* _GOAL_
Skip every picture and transcribe the remaining material exactly.

*** DATA LINES

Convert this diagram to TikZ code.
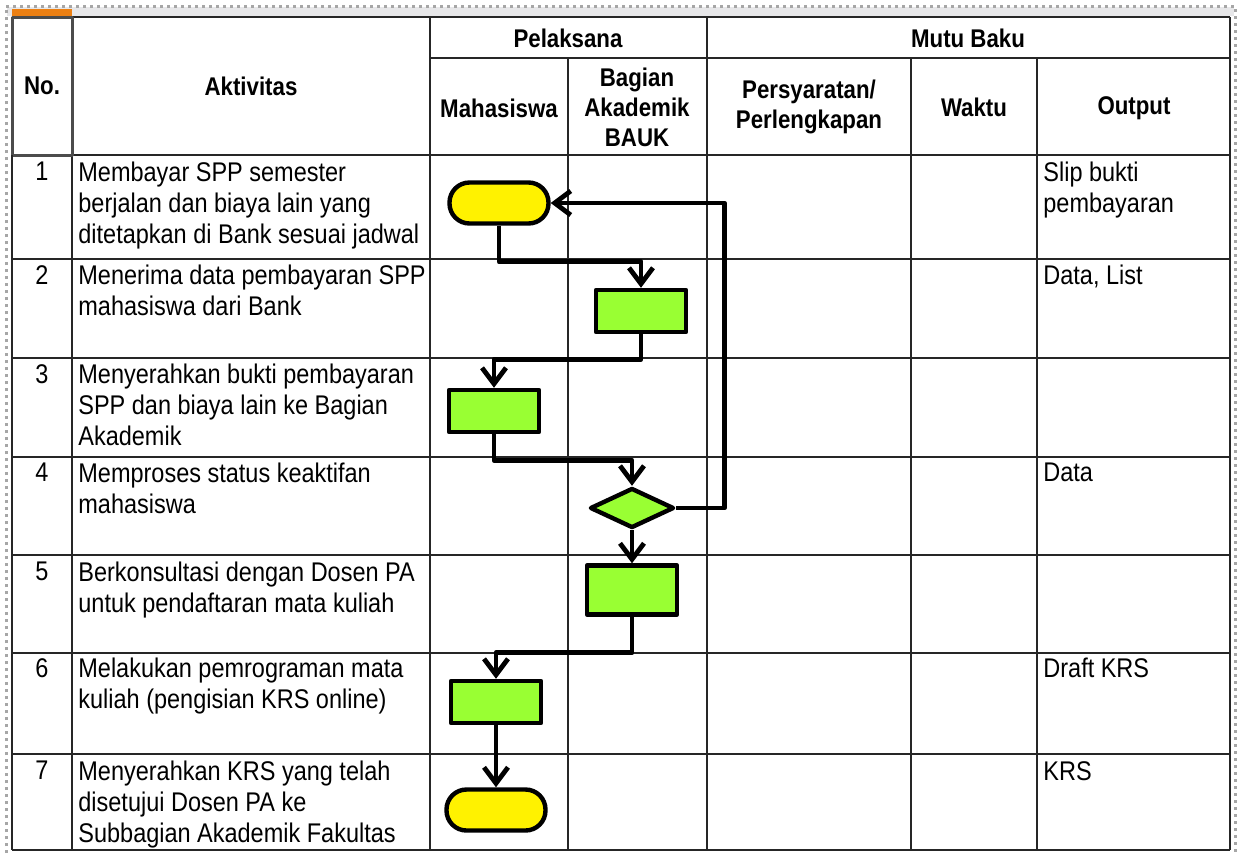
\documentclass[tikz,border=0pt]{standalone}
\usepackage{fontspec}
\setmainfont{Liberation Sans}[FakeStretch=0.87]
\usetikzlibrary{arrows.meta,shapes.geometric}
\definecolor{lgreen}{RGB}{153,255,51}

\begin{document}
\begin{tikzpicture}[x=0.5pt, y=-0.5pt, line join=round,
	grid/.style={line width=1.2pt, black!85},
	hd/.style={font=\fontsize{12.8}{15}\selectfont\bfseries, align=center, inner sep=0pt},
	txt/.style={font=\fontsize{13.5}{15.5}\selectfont, align=left, anchor=north west, inner sep=0pt},
	num/.style={font=\fontsize{13.5}{15.5}\selectfont, anchor=north, inner sep=0pt},
	term/.style={draw, line width=2.2pt, fill=yellow, rounded corners=10pt, minimum width=49.5pt, minimum height=20.5pt, inner sep=0pt},
	proc/.style={draw, line width=2.2pt, fill=lgreen, minimum width=45pt, minimum height=21pt, inner sep=0pt},
	dec/.style={diamond, draw, line width=2.2pt, fill=lgreen, minimum width=42pt, minimum height=20pt, inner sep=0pt},
	flow/.style={line width=2.4pt, -{Straight Barb[length=8pt, width=12pt, line width=2.4pt]}}]
	\useasboundingbox (0,0) rectangle (1241,853);
	
	% 外框与顶部标尺
	\fill[white] (0,0) rectangle (1241,853);
	\fill[blue!6!gray!18] (7,7) rectangle (1234,16);
	\draw[gray!70, line width=1.5pt, dotted] (6,853) -- (6,6) -- (1235,6) -- (1235,853);
	\fill[orange!70!brown] (12,9) rectangle (72,16);
	
	% 表格线
	\draw[grid] (12,17) -- (1230,17);
	\draw[grid] (430,58) -- (1230,58);
	\foreach \y in {155,259,358,457,555,653,754,850}
		\draw[grid] (12,\y) -- (1230,\y);
	\foreach \x in {72,430,707,1230}
		\draw[grid] (\x,17) -- (\x,850);
	\foreach \x in {568,911,1037}
		\draw[grid] (\x,58) -- (\x,850);
	\draw[gray!60!black, line width=1.5pt] (12,17) rectangle (72,155);
	\draw[grid] (12,155) -- (12,850);
	
	% 表头
	\node[hd] (hno) at (42,86) {No.};
	\node[hd] (hakt) at (251,86) {Aktivitas};
	\node[hd] (hpel) at (568,38) {Pelaksana};
	\node[hd] (hmutu) at (968,38) {Mutu Baku};
	\node[hd] (hmhs) at (499,108) {Mahasiswa};
	\node[hd] (hbauk) at (637,107) {Bagian\\Akademik\\BAUK};
	\node[hd] (hsyarat) at (809,107) {Persyaratan/\\Perlengkapan};
	\node[hd] (hwaktu) at (974,107) {Waktu};
	\node[hd] (hout) at (1134,108) {Output};
	
	% 编号与活动
	\node[num] (n1) at (42,162) {1};
	\node[num] (n2) at (42,265) {2};
	\node[num] (n3) at (42,364) {3};
	\node[num] (n4) at (42,463) {4};
	\node[num] (n5) at (42,562) {5};
	\node[num] (n6) at (42,658) {6};
	\node[num] (n7) at (42,761) {7};
	
	\node[txt] (a1) at (78,162) {Membayar SPP semester\\berjalan dan biaya lain yang\\ditetapkan di Bank sesuai jadwal};
	\node[txt] (a2) at (78,265) {Menerima data pembayaran SPP\\mahasiswa dari Bank};
	\node[txt] (a3) at (78,364) {Menyerahkan bukti pembayaran\\SPP dan biaya lain ke Bagian\\Akademik};
	\node[txt] (a4) at (78,463) {Memproses status keaktifan\\mahasiswa};
	\node[txt] (a5) at (78,562) {Berkonsultasi dengan Dosen PA\\untuk pendaftaran mata kuliah};
	\node[txt] (a6) at (78,658) {Melakukan pemrograman mata\\kuliah (pengisian KRS online)};
	\node[txt] (a7) at (78,761) {Menyerahkan KRS yang telah\\disetujui Dosen PA ke\\Subbagian Akademik Fakultas};
	
	% 输出
	\node[txt] (o1) at (1043,162) {Slip bukti\\pembayaran};
	\node[txt] (o2) at (1043,265) {Data, List};
	\node[txt] (o4) at (1043,463) {Data};
	\node[txt] (o6) at (1043,658) {Draft KRS};
	\node[txt] (o7) at (1043,761) {KRS};
	
	% 流程图形
	\node[term] (t1) at (499,203) {};
	\node[proc] (b2) at (641,311) {};
	\node[proc] (b3) at (494,411) {};
	\node[dec] (d4) at (632,508) {};
	\node[proc, minimum height=24.5pt] (b5) at (632,590) {};
	\node[proc] (b6) at (496,702) {};
	\node[term] (t7) at (496,810) {};
	
	% 连线
	\draw[flow] (t1.south) -- ++(0,36) -| (b2.north);
	\draw[flow] (b2.south) -- ++(0,25) -| (b3.north);
	\draw[flow] (b3.south) -- ++(0,26) -| (d4.north);
	\draw[flow] (d4.east) -- ++(48,0) |- (t1.east);
	\draw[flow] (d4.south) -- (b5.north);
	\draw[flow] (b5.south) -- ++(0,36) -| (b6.north);
	\draw[flow] (b6.south) -- (t7.north);
\end{tikzpicture}
\end{document}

******

* _COMPLETED EXERCISE_
Convert this diagram to TikZ code.
\documentclass[tikz,border=0pt]{standalone}
\usepackage{fontspec}
\setmainfont{Liberation Sans}[FakeStretch=0.87]
\usetikzlibrary{arrows.meta,shapes.geometric}
\definecolor{lgreen}{RGB}{153,255,51}

\begin{document}
\begin{tikzpicture}[x=0.5pt, y=-0.5pt, line join=round,
	grid/.style={line width=1.2pt, black!85},
	hd/.style={font=\fontsize{12.8}{15}\selectfont\bfseries, align=center, inner sep=0pt},
	txt/.style={font=\fontsize{13.5}{15.5}\selectfont, align=left, anchor=north west, inner sep=0pt},
	num/.style={font=\fontsize{13.5}{15.5}\selectfont, anchor=north, inner sep=0pt},
	term/.style={draw, line width=2.2pt, fill=yellow, rounded corners=10pt, minimum width=49.5pt, minimum height=20.5pt, inner sep=0pt},
	proc/.style={draw, line width=2.2pt, fill=lgreen, minimum width=45pt, minimum height=21pt, inner sep=0pt},
	dec/.style={diamond, draw, line width=2.2pt, fill=lgreen, minimum width=42pt, minimum height=20pt, inner sep=0pt},
	flow/.style={line width=2.4pt, -{Straight Barb[length=8pt, width=12pt, line width=2.4pt]}}]
	\useasboundingbox (0,0) rectangle (1241,853);
	
	% 外框与顶部标尺
	\fill[white] (0,0) rectangle (1241,853);
	\fill[blue!6!gray!18] (7,7) rectangle (1234,16);
	\draw[gray!70, line width=1.5pt, dotted] (6,853) -- (6,6) -- (1235,6) -- (1235,853);
	\fill[orange!70!brown] (12,9) rectangle (72,16);
	
	% 表格线
	\draw[grid] (12,17) -- (1230,17);
	\draw[grid] (430,58) -- (1230,58);
	\foreach \y in {155,259,358,457,555,653,754,850}
		\draw[grid] (12,\y) -- (1230,\y);
	\foreach \x in {72,430,707,1230}
		\draw[grid] (\x,17) -- (\x,850);
	\foreach \x in {568,911,1037}
		\draw[grid] (\x,58) -- (\x,850);
	\draw[gray!60!black, line width=1.5pt] (12,17) rectangle (72,155);
	\draw[grid] (12,155) -- (12,850);
	
	% 表头
	\node[hd] (hno) at (42,86) {No.};
	\node[hd] (hakt) at (251,86) {Aktivitas};
	\node[hd] (hpel) at (568,38) {Pelaksana};
	\node[hd] (hmutu) at (968,38) {Mutu Baku};
	\node[hd] (hmhs) at (499,108) {Mahasiswa};
	\node[hd] (hbauk) at (637,107) {Bagian\\Akademik\\BAUK};
	\node[hd] (hsyarat) at (809,107) {Persyaratan/\\Perlengkapan};
	\node[hd] (hwaktu) at (974,107) {Waktu};
	\node[hd] (hout) at (1134,108) {Output};
	
	% 编号与活动
	\node[num] (n1) at (42,162) {1};
	\node[num] (n2) at (42,265) {2};
	\node[num] (n3) at (42,364) {3};
	\node[num] (n4) at (42,463) {4};
	\node[num] (n5) at (42,562) {5};
	\node[num] (n6) at (42,658) {6};
	\node[num] (n7) at (42,761) {7};
	
	\node[txt] (a1) at (78,162) {Membayar SPP semester\\berjalan dan biaya lain yang\\ditetapkan di Bank sesuai jadwal};
	\node[txt] (a2) at (78,265) {Menerima data pembayaran SPP\\mahasiswa dari Bank};
	\node[txt] (a3) at (78,364) {Menyerahkan bukti pembayaran\\SPP dan biaya lain ke Bagian\\Akademik};
	\node[txt] (a4) at (78,463) {Memproses status keaktifan\\mahasiswa};
	\node[txt] (a5) at (78,562) {Berkonsultasi dengan Dosen PA\\untuk pendaftaran mata kuliah};
	\node[txt] (a6) at (78,658) {Melakukan pemrograman mata\\kuliah (pengisian KRS online)};
	\node[txt] (a7) at (78,761) {Menyerahkan KRS yang telah\\disetujui Dosen PA ke\\Subbagian Akademik Fakultas};
	
	% 输出
	\node[txt] (o1) at (1043,162) {Slip bukti\\pembayaran};
	\node[txt] (o2) at (1043,265) {Data, List};
	\node[txt] (o4) at (1043,463) {Data};
	\node[txt] (o6) at (1043,658) {Draft KRS};
	\node[txt] (o7) at (1043,761) {KRS};
	
	% 流程图形
	\node[term] (t1) at (499,203) {};
	\node[proc] (b2) at (641,311) {};
	\node[proc] (b3) at (494,411) {};
	\node[dec] (d4) at (632,508) {};
	\node[proc, minimum height=24.5pt] (b5) at (632,590) {};
	\node[proc] (b6) at (496,702) {};
	\node[term] (t7) at (496,810) {};
	
	% 连线
	\draw[flow] (t1.south) -- ++(0,36) -| (b2.north);
	\draw[flow] (b2.south) -- ++(0,25) -| (b3.north);
	\draw[flow] (b3.south) -- ++(0,26) -| (d4.north);
	\draw[flow] (d4.east) -- ++(48,0) |- (t1.east);
	\draw[flow] (d4.south) -- (b5.north);
	\draw[flow] (b5.south) -- ++(0,36) -| (b6.north);
	\draw[flow] (b6.south) -- (t7.north);
\end{tikzpicture}
\end{document}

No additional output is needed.